Motion pictures break up naturally into sequences - episodes occurring at one time in one general locality - just as a play falls naturally into acts. The curtain of these sequences, or acts, is the fade. You fade in and fade out.

The earlier movies used many of these sequences, sometimes fifty and sixty. Today there is a distinct tendency toward condensation in this respect. Just as the Elizabethan play of many scenes and acts has been abandoned for the compact modern drama of three or four acts, so the motion picture is gradually diminishing the number of its sequences. The record is Nazimova's admirable screen version of "Salome" made in just one sequence. Numerous short episodes make the effect too choppy. There is no time to build an emotional interest in any one

scene.

Before the audience has thoroughly digested the matter in hand and definitely thrown its sympathy to one character or another, the act is over and we are "Twenty Years Later in Madrid", or what not.
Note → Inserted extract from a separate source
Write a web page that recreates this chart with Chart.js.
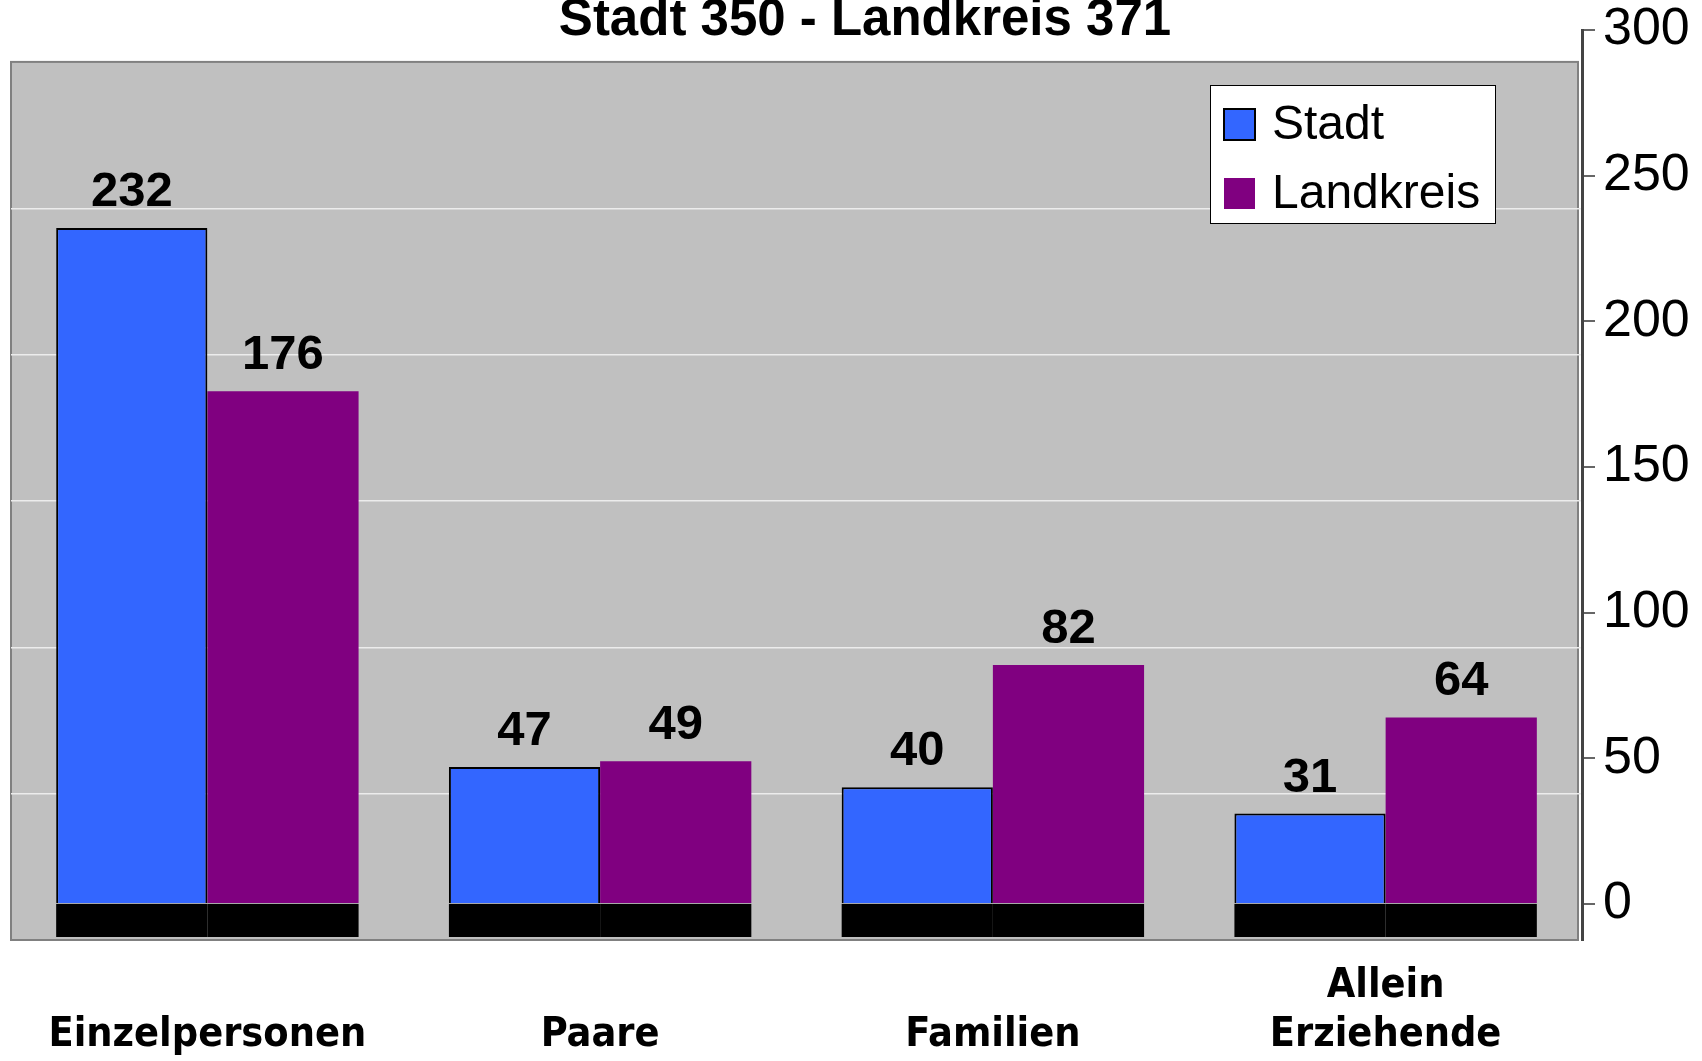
<!DOCTYPE html>
<html>
<head>
<meta charset="utf-8">
<script src="https://cdn.jsdelivr.net/npm/chart.js@4.4.1/dist/chart.umd.min.js"></script>
<style>
  html, body { margin: 0; padding: 0; background: #fff; }
  #wrap { width: 1702px; height: 1061px; }
</style>
</head>
<body>
<div id="wrap"><canvas id="chart"></canvas></div>
<script>
// values
const categories = ['Einzelpersonen', 'Paare', 'Familien', ['Allein', 'Erziehende']];
const stadt = [232, 47, 40, 31];
const landkreis = [176, 49, 82, 64];
const yTicks = [0, 50, 100, 150, 200, 250, 300];
const wallLines = [50, 100, 150, 200, 250];
const titleText = 'Stadt 350 - Landkreis 371';

// the gray back wall sits lower than the value axis, like the 3D original
const axisMin = -12.4;
const wallMax = 310.9;

const wallPlugin = {
    id: 'wall',
    beforeDraw(chart) {
        const ctx = chart.ctx;
        const area = chart.chartArea;
        const g = chart.scales.g;
        const top = g.getPixelForValue(300);
        const bottom = g.getPixelForValue(0);
        ctx.save();
        ctx.fillStyle = '#c0c0c0';
        ctx.fillRect(area.left, top, area.right - area.left - 4, bottom - top);
        ctx.strokeStyle = '#808080';
        ctx.lineWidth = 2;
        ctx.strokeRect(area.left, top, area.right - area.left - 4, bottom - top);
        ctx.restore();
    },
    beforeDatasetsDraw(chart) {
        // black floor under every bar
        const ctx = chart.ctx;
        const floorTop = chart.scales.y.getPixelForValue(0);
        const floorBottom = chart.scales.g.getPixelForValue(0) - 3;
        ctx.save();
        ctx.fillStyle = '#000';
        chart.data.datasets.forEach((ds, i) => {
            chart.getDatasetMeta(i).data.forEach(bar => {
                ctx.fillRect(bar.x - bar.width / 2, floorTop, bar.width, floorBottom - floorTop);
            });
        });
        ctx.restore();
    },
    afterDatasetsDraw(chart) {
        const ctx = chart.ctx;
        ctx.save();
        ctx.fillStyle = '#000';
        ctx.font = 'bold 49px "Liberation Sans", Arial, sans-serif';
        ctx.textAlign = 'center';
        ctx.textBaseline = 'alphabetic';
        chart.data.datasets.forEach((ds, i) => {
            chart.getDatasetMeta(i).data.forEach((bar, j) => {
                ctx.fillText(String(ds.data[j]), bar.x, bar.y - 22);
            });
        });
        ctx.restore();
    },
    afterDraw(chart) {
        const ctx = chart.ctx;
        ctx.save();
        // title
        ctx.fillStyle = '#000';
        ctx.font = 'bold 51px "Liberation Sans", Arial, sans-serif';
        ctx.textAlign = 'center';
        ctx.textBaseline = 'middle';
        ctx.fillText(titleText, 865, 21);

        // legend box
        const bx = 1210, by = 85, bw = 285, bh = 138;
        ctx.fillStyle = '#fff';
        ctx.fillRect(bx, by, bw, bh);
        ctx.strokeStyle = '#000';
        ctx.lineWidth = 1;
        ctx.strokeRect(bx + 0.5, by + 0.5, bw, bh);
        ctx.font = '48px "Liberation Sans", Arial, sans-serif';
        ctx.textAlign = 'left';
        chart.data.datasets.forEach((ds, i) => {
            const cy = by + 39 + i * 69;
            ctx.fillStyle = ds.backgroundColor;
            ctx.fillRect(bx + 14, cy - 15, 31, 31);
            if (ds.borderWidth) {
                ctx.strokeStyle = '#000';
                ctx.lineWidth = 2;
                ctx.strokeRect(bx + 14, cy - 15, 31, 31);
            }
            ctx.fillStyle = '#000';
            ctx.fillText(ds.label, bx + 62, cy + 2);
        });
        ctx.restore();
    }
};

new Chart(document.getElementById('chart'), {
    type: 'bar',
    data: {
        labels: categories,
        datasets: [{
            label: 'Stadt',
            data: stadt,
            backgroundColor: '#3366ff',
            borderColor: '#000',
            borderWidth: 2
        }, {
            label: 'Landkreis',
            data: landkreis,
            backgroundColor: '#800080',
            borderColor: '#800080',
            borderWidth: 0
        }]
    },
    options: {
        responsive: true,
        maintainAspectRatio: false,
        animation: false,
        categoryPercentage: 0.77,
        barPercentage: 1.0,
        layout: { padding: { left: 11, right: 0, top: 30, bottom: 0 } },
        plugins: {
            legend: { display: false },
            title: { display: false },
            tooltip: { enabled: false }
        },
        scales: {
            x: {
                offset: true,
                grid: { display: false },
                border: { display: false },
                ticks: {
                    color: '#000',
                    font: { family: '"DejaVu Sans Condensed", "DejaVu Sans"', weight: 'bold', size: 41, lineHeight: 1.2 },
                    crossAlign: 'far',
                    padding: 38,
                    maxRotation: 0,
                    autoSkip: false
                },
                afterFit: s => { s.height = 121; }
            },
            y: {
                position: 'right',
                min: axisMin,
                max: 300,
                afterBuildTicks: s => { s.ticks = yTicks.map(v => ({ value: v })); },
                grid: { drawOnChartArea: false, drawTicks: true, tickLength: 13, color: '#666', lineWidth: 2 },
                border: { display: true, color: '#444', width: 3 },
                ticks: {
                    color: '#000',
                    font: { family: 'Liberation Sans', size: 52, lineHeight: 0.84 },
                    padding: 8
                },
                afterFit: s => { s.width = 120; }
            },
            g: {
                position: 'left',
                min: 0,
                max: wallMax,
                afterBuildTicks: s => { s.ticks = wallLines.map(v => ({ value: v })); },
                grid: { color: '#ececec', lineWidth: 1.5, drawTicks: false },
                border: { display: false },
                ticks: { display: false },
                afterFit: s => { s.width = 0; }
            }
        }
    },
    plugins: [wallPlugin]
});
</script>
</body>
</html>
A superfluity of sequences is usually the hall mark of a badly written picture but there is no rule. Griffith, notably, makes splendid pictures in multisequence form. Top notch continuity writers like Paul Sloans, Forrest Halsey, or John Russell often use this method. If the action is easily understood "The Iron Horse" for example, where the interest lies in history and in melodrama rather than in character the audience may be jumped about at will, and an enormous amount of ground covered in this way.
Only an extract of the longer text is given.